Dans les officines, les pharmaciens manquent de plus en plus à l’appel
« C’était devenu difficile ces dernières années mais, depuis le Covid, c’est catastrophique. » Au comptoir de la pharmacie de Donzère, dans la Drôme, Brigitte Boyer, 68 ans, soupire un instant, avant d’enchaîner, dépitée : « En trente ans d’officine, je n’avais jamais vu ça. Autrefois, on parvenait à recruter en un mois ! Là, ça fait un an et demi que je cherche, sans succès, un pharmacien adjoint. » Résignée, la pharmacienne s’est finalement résolue, cet été, à fermer son commerce les samedis après-midi. Une décision prise à contrecœur, mais « nécessaire », pour « soulager un peu les équipes », épuisées par la charge de travail.
A 400 kilomètres de là, scénario semblable dans la région dijonnaise. « C’est la même galère, constate cet autre pharmacien. Pour la première fois, j’ai vu des confrères baisser le rideau pendant les vacances estivales, faute d’avoir trouvé des remplaçants pour garder la pharmacie ouverte pendant les congés de leurs salariés. »
Entre les prescriptions médicales, le conseil aux clients et les nouvelles missions de santé comme la réalisation de tests Covid-19 et la vaccination, l’activité des pharmacies a bondi ces dernières années. Mais, après avoir accueilli avec enthousiasme l’élargissement de leurs responsabilités, les officines, confrontées à une pénurie de plus en plus criante de personnel, dépriment.

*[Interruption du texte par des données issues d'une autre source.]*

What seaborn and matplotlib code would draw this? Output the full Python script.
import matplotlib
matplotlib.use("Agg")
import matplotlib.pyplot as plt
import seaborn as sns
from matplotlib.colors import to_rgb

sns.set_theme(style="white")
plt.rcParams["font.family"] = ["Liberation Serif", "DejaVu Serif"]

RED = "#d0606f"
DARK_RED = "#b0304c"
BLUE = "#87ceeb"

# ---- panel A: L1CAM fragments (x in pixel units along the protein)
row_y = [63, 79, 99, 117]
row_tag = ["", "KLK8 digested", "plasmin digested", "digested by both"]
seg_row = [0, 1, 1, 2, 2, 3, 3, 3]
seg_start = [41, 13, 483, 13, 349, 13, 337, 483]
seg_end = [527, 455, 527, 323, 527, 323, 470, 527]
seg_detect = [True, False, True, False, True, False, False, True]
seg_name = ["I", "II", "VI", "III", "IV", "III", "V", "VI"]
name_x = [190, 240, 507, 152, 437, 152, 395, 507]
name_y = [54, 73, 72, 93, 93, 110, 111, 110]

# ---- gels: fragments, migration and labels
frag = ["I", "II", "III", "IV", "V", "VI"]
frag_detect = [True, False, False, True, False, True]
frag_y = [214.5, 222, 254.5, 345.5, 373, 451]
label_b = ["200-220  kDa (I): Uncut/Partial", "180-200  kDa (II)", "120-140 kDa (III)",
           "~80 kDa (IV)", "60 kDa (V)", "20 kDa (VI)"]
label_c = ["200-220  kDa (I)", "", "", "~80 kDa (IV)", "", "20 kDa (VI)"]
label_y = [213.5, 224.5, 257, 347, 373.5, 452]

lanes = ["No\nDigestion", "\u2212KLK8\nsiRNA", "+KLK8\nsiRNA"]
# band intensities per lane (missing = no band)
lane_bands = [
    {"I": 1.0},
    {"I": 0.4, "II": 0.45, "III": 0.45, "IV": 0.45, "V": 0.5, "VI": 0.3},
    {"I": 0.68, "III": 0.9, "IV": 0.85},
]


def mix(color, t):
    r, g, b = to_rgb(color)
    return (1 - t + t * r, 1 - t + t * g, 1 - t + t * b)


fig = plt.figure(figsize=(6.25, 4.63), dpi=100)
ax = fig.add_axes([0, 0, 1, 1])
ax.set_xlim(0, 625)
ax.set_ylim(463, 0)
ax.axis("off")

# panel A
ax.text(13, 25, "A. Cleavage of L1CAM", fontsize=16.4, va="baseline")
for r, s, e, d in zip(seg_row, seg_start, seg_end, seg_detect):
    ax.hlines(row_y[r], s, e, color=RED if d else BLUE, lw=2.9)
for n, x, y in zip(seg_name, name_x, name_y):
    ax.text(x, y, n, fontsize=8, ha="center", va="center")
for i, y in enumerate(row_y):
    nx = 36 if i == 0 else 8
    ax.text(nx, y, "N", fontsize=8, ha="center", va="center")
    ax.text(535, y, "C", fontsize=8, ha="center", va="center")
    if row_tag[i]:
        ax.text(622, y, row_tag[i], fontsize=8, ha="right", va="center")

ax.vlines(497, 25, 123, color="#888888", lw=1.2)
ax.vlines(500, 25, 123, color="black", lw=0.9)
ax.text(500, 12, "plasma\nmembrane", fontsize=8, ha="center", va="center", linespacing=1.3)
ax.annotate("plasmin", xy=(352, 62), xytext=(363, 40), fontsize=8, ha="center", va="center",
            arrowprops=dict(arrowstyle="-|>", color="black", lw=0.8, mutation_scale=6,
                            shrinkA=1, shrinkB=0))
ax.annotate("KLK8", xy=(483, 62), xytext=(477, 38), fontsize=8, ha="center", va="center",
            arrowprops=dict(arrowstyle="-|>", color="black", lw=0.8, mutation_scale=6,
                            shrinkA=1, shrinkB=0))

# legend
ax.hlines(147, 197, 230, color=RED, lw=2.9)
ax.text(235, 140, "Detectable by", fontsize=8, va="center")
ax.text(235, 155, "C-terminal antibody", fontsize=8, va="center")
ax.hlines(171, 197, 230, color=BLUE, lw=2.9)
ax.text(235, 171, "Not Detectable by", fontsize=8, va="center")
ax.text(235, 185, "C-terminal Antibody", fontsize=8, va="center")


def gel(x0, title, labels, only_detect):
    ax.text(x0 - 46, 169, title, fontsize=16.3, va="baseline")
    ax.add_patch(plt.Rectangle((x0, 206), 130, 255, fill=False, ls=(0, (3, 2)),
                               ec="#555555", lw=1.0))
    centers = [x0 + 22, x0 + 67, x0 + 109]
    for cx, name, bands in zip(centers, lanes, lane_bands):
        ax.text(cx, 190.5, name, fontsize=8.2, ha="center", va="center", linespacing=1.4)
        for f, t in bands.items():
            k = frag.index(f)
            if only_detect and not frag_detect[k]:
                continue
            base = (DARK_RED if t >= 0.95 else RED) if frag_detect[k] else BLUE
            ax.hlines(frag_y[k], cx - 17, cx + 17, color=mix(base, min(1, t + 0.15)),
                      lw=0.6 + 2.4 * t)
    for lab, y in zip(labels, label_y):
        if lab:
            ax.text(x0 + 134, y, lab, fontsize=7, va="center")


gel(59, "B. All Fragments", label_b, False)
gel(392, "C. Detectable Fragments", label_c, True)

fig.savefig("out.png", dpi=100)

« Les difficultés de recrutement se sont accentuées. Il manque actuellement 15 000 préparateurs et pharmaciens dans le réseau officinal. Aucune pharmacie n’échappe aujourd’hui à ce phénomène », confirme Christophe Le Gall, président de l’Union nationale des pharmaciens de France. Même les territoires ultramarins sont à la peine. « Malgré une rémunération très attractive, un contrat de trente-cinq heures, et la prise en charge du billet d’avion et du logement sur place, on ne trouve personne », explique un pharmacien hors de la métropole. Sur la Toile, les annonces postées sur les sites de recrutement et les réseaux sociaux témoignent de cette quête effrénée : « Nous recherchons toujours un pharmacien », « nous avons besoin de vous », « pharmacie désespérée »…
Changement de mentalité
Où sont passés les pharmaciens ? « Comme dans beaucoup d’autres professions, il y a eu une perte de personnel, due à la crise Covid. Des pharmaciens, fatigués par la charge de travail, se sont remis en question et ont déserté la profession », avance Pierre-Olivier Variot, président de l’Union des syndicats de pharmaciens d’officine, qui souligne également le changement de mentalité des jeunes générations. « Beaucoup mettent en avant la qualité de vie plutôt que les salaires, et refusent de travailler les week-ends ou sur des amplitudes horaires larges », poursuit-il. De nombreux pharmaciens mettent en cause également les « mercenaires du Covid », ces pharmaciens qui ont préféré délaisser le salariat de l’officine pour enchaîner les réalisations de tests Covid-19 en intérim, bien plus lucratives.